» Short exercise:
Include the line containing "90, 95, 100];" and all lines before it, repeated exactly from the listing below, without pictures.

» Data extract:

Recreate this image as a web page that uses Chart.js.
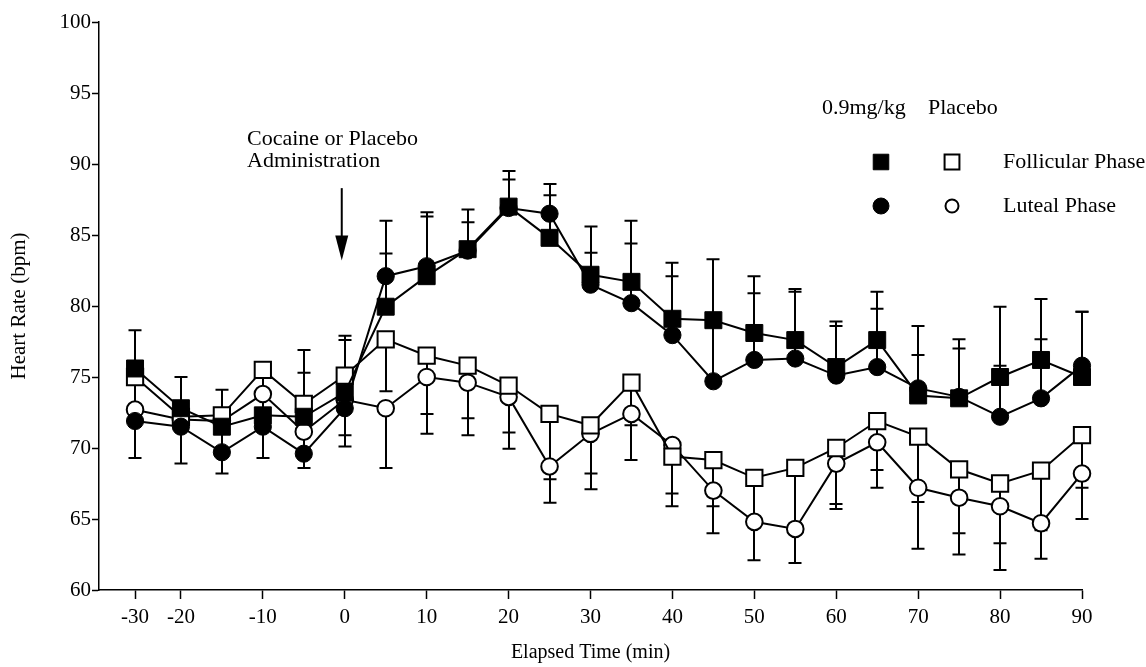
<!DOCTYPE html>
<html>
<head>
<meta charset="utf-8">
<script src="https://cdn.jsdelivr.net/npm/chart.js@4.4.1/dist/chart.umd.min.js"></script>
<style>
  html, body { margin: 0; padding: 0; background: #ffffff; }
  #wrap { width: 1146px; height: 667px; }
</style>
</head>
<body>
<div id="wrap"><canvas id="c" width="1146" height="667"></canvas></div>
<script>
// ---- data ----
const times = [-30, -20, -15, -10, -5, 0, 5, 10, 15, 20, 25, 30, 35, 40, 45, 50, 55, 60, 65, 70, 75, 80, 85, 90];
const xTickValues = [-30, -20, -10, 0, 10, 20, 30, 40, 50, 60, 70, 80, 90];
const yTickValues = [60, 65, 70, 75, 80, 85, 90, 95, 100];

const follicularCocaine = [75.6, 72.8, 71.5, 72.3, 72.2, 73.9, 79.95, 82.1, 84.0, 87.0, 84.8, 82.2, 81.7, 79.1, 79.0, 78.1, 77.6, 75.7, 77.6, 73.7, 73.5, 75.0, 76.2, 75.0];
const lutealCocaine     = [71.9, 71.5, 69.7, 71.5, 69.6, 72.8, 82.1, 82.8, 83.9, 86.9, 86.5, 81.5, 80.2, 77.95, 74.7, 76.2, 76.3, 75.1, 75.7, 74.2, 73.6, 72.2, 73.5, 75.8];
const follicularPlacebo = [75.0, 72.2, 72.3, 75.5, 73.1, 75.1, 77.65, 76.5, 75.8, 74.4, 72.4, 71.6, 74.6, 69.4, 69.15, 67.9, 68.6, 70.0, 71.9, 70.8, 68.5, 67.5, 68.4, 70.9];
const lutealPlacebo     = [72.7, 72.0, 71.9, 73.8, 71.15, 73.4, 72.8, 75.0, 74.6, 73.6, 68.7, 71.0, 72.4, 70.2, 67.0, 64.8, 64.3, 68.9, 70.4, 67.2, 66.5, 65.9, 64.7, 68.2];

// standard errors (cocaine drawn upward, placebo drawn downward)
const follicularCocaineErr = [2.7, 2.2, 2.6, 1.5, 4.7, 4.0, 3.75, 4.2, 2.8, 2.5, 3.0, 3.4, 4.3, 3.95, 0.4, 4.0, 3.6, 3.2, 3.4, 2.85, 4.15, 4.95, 4.3, 4.6];
const lutealCocaineErr     = [0.8, 0.8, 1.8, 1.0, 5.7, 4.8, 3.9, 3.8, 2.0, 2.0, 2.1, 2.25, 4.2, 4.15, 8.6, 4.7, 4.7, 3.5, 4.1, 4.4, 3.4, 3.6, 4.15, 3.8];
const follicularPlaceboErr = [2.5, 0.5, 0.5, 2.0, 1.5, 4.2, 3.65, 4.1, 3.7, 3.3, 4.6, 3.4, 3.0, 3.5, 3.25, 3.0, 4.3, 3.95, 3.45, 4.6, 4.5, 4.2, 4.2, 3.7];
const lutealPlaceboErr     = [3.4, 3.1, 3.7, 4.5, 2.55, 3.3, 4.2, 4.0, 3.7, 3.65, 2.55, 3.9, 3.25, 3.4, 3.0, 2.7, 2.4, 3.2, 3.2, 4.3, 4.0, 4.5, 2.5, 3.2];

const legendHeaders = ['0.9mg/kg', 'Placebo'];
const legendRows = ['Follicular Phase', 'Luteal Phase'];
const annotationLines = ['Cocaine or Placebo', 'Administration'];
const arrowFrom = 88.3, arrowTo = 83.2;
const xTitle = 'Elapsed Time (min)';
const yTitle = 'Heart Rate (bpm)';

// ---- x axis with compressed pre-baseline segment (as in the original figure) ----
const BREAK = -20, SQUEEZE = 0.56;
function compress(v) { return v < BREAK ? BREAK + (v - BREAK) * SQUEEZE : v; }
function expand(p) { return p < BREAK ? BREAK + (p - BREAK) / SQUEEZE : p; }
class BrokenTimeScale extends Chart.LinearScale {
  getPixelForValue(value) { return super.getPixelForValue(value == null ? value : compress(value)); }
  getValueForPixel(pixel) { return expand(super.getValueForPixel(pixel)); }
}
BrokenTimeScale.id = 'brokenTime';
BrokenTimeScale.defaults = Chart.LinearScale.defaults;
Chart.register(BrokenTimeScale);

const SERIF = '"Liberation Serif", "Times New Roman", serif';

function pts(vals) { return times.map((t, i) => ({ x: t, y: vals[i] })); }

const errorBarPlugin = {
  id: 'errorBars',
  beforeDatasetsDraw(chart) {
    const ctx = chart.ctx, xs = chart.scales.x, ys = chart.scales.y;
    ctx.save();
    ctx.strokeStyle = '#000';
    ctx.lineWidth = 2;
    chart.data.datasets.forEach(ds => {
      ds.data.forEach((p, i) => {
        const px = Math.round(xs.getPixelForValue(p.x));
        const y0 = ys.getPixelForValue(p.y);
        const y1 = ys.getPixelForValue(p.y + ds.errDir * ds.errors[i]);
        ctx.beginPath();
        ctx.moveTo(px, y0); ctx.lineTo(px, y1);
        ctx.moveTo(px - 6.5, y1); ctx.lineTo(px + 6.5, y1);
        ctx.stroke();
      });
    });
    ctx.restore();
  }
};

const annotationPlugin = {
  id: 'annot',
  afterDraw(chart) {
    const ctx = chart.ctx, xs = chart.scales.x, ys = chart.scales.y;
    ctx.save();
    ctx.fillStyle = '#000';
    ctx.strokeStyle = '#000';
    ctx.font = '22px ' + SERIF;
    ctx.textBaseline = 'middle';
    ctx.textAlign = 'left';
    // administration note + arrow
    ctx.fillText(annotationLines[0], 247, 139);
    ctx.fillText(annotationLines[1], 247, 161);
    const ax = xs.getPixelForValue(0) - 3;
    const yA = ys.getPixelForValue(arrowFrom), yB = ys.getPixelForValue(arrowTo);
    ctx.lineWidth = 2;
    ctx.beginPath(); ctx.moveTo(ax, yA); ctx.lineTo(ax, yB - 20); ctx.stroke();
    ctx.beginPath(); ctx.moveTo(ax - 6.5, yB - 25); ctx.lineTo(ax + 6.5, yB - 25); ctx.lineTo(ax, yB); ctx.closePath(); ctx.fill();
    // legend
    ctx.fillText(legendHeaders[0], 822, 108);
    ctx.fillText(legendHeaders[1], 928, 108);
    ctx.fillText(legendRows[0], 1003, 162);
    ctx.fillText(legendRows[1], 1003, 206);
    const sym = [
      { x: 881, y: 162, style: 'rect', r: 11, fill: '#000', bw: 1 },
      { x: 952, y: 162, style: 'rect', r: 10.5, fill: '#fff', bw: 2 },
      { x: 881, y: 206, style: 'circle', r: 8, fill: '#000', bw: 1 },
      { x: 952, y: 206, style: 'circle', r: 6.5, fill: '#fff', bw: 2 }
    ];
    sym.forEach(s => {
      ctx.fillStyle = s.fill; ctx.strokeStyle = '#000'; ctx.lineWidth = s.bw;
      Chart.helpers.drawPoint(ctx, { pointStyle: s.style, radius: s.r, rotation: 0, borderWidth: s.bw }, s.x, s.y);
    });
    ctx.restore();
  }
};

function ds(label, vals, errs, dir, style, radius, bg) {
  return {
    label, data: pts(vals), errors: errs, errDir: dir, clip: false,
    borderColor: '#000', borderWidth: 2, tension: 0, fill: false,
    pointStyle: style, pointRadius: radius, pointBackgroundColor: bg,
    pointBorderColor: '#000', pointBorderWidth: bg === '#000' ? 1 : 2,
    pointHoverRadius: radius
  };
}

new Chart(document.getElementById('c'), {
  type: 'line',
  data: {
    datasets: [
      ds('0.9mg/kg Follicular Phase', follicularCocaine, follicularCocaineErr, 1, 'rect', 12, '#000'),
      ds('0.9mg/kg Luteal Phase', lutealCocaine, lutealCocaineErr, 1, 'circle', 8.6, '#000'),
      ds('Placebo Follicular Phase', follicularPlacebo, follicularPlaceboErr, -1, 'rect', 11.5, '#fff'),
      ds('Placebo Luteal Phase', lutealPlacebo, lutealPlaceboErr, -1, 'circle', 8.3, '#fff')
    ]
  },
  options: {
    responsive: false,
    animation: false,
    events: [],
    devicePixelRatio: 1,
    layout: { padding: { left: 0, right: 64, top: 22, bottom: 0 } },
    plugins: { legend: { display: false }, tooltip: { enabled: false } },
    scales: {
      x: {
        type: 'brokenTime',
        min: -30, max: 90,
        afterBuildTicks(scale) { scale.ticks = xTickValues.map(v => ({ value: v })); },
        afterFit(scale) { scale.height = 77; },
        ticks: {
          autoSkip: false, maxRotation: 0, minRotation: 0,
          color: '#000', padding: 6,
          font: { family: SERIF, size: 21 },
          callback: v => String(v)
        },
        grid: { display: true, drawOnChartArea: false, drawTicks: true, tickLength: 9, tickColor: '#000', tickWidth: 1.5 },
        border: { display: true, color: '#000', width: 1.5 },
        title: { display: true, text: xTitle, color: '#000', font: { family: SERIF, size: 20 }, padding: { top: 0, bottom: 2 } }
      },
      y: {
        type: 'linear',
        min: 60, max: 100,
        afterBuildTicks(scale) { scale.ticks = yTickValues.map(v => ({ value: v })); },
        afterFit(scale) { scale.width = 99; },
        ticks: {
          color: '#000', padding: 1,
          font: { family: SERIF, size: 21 },
          callback: v => String(v)
        },
        grid: { display: true, drawOnChartArea: false, drawTicks: true, tickLength: 7, tickColor: '#000', tickWidth: 1.5 },
        border: { display: true, color: '#000', width: 1.5 },
        title: { display: true, text: yTitle, color: '#000', font: { family: SERIF, size: 21 }, padding: { top: 7, bottom: 0 } }
      }
    }
  },
  plugins: [errorBarPlugin, annotationPlugin]
});
</script>
</body>
</html>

» Written answer:
Recreate this image as a web page that uses Chart.js.
<!DOCTYPE html>
<html>
<head>
<meta charset="utf-8">
<script src="https://cdn.jsdelivr.net/npm/chart.js@4.4.1/dist/chart.umd.min.js"></script>
<style>
  html, body { margin: 0; padding: 0; background: #ffffff; }
  #wrap { width: 1146px; height: 667px; }
</style>
</head>
<body>
<div id="wrap"><canvas id="c" width="1146" height="667"></canvas></div>
<script>
// ---- data ----
const times = [-30, -20, -15, -10, -5, 0, 5, 10, 15, 20, 25, 30, 35, 40, 45, 50, 55, 60, 65, 70, 75, 80, 85, 90];
const xTickValues = [-30, -20, -10, 0, 10, 20, 30, 40, 50, 60, 70, 80, 90];
const yTickValues = [60, 65, 70, 75, 80, 85, 90, 95, 100];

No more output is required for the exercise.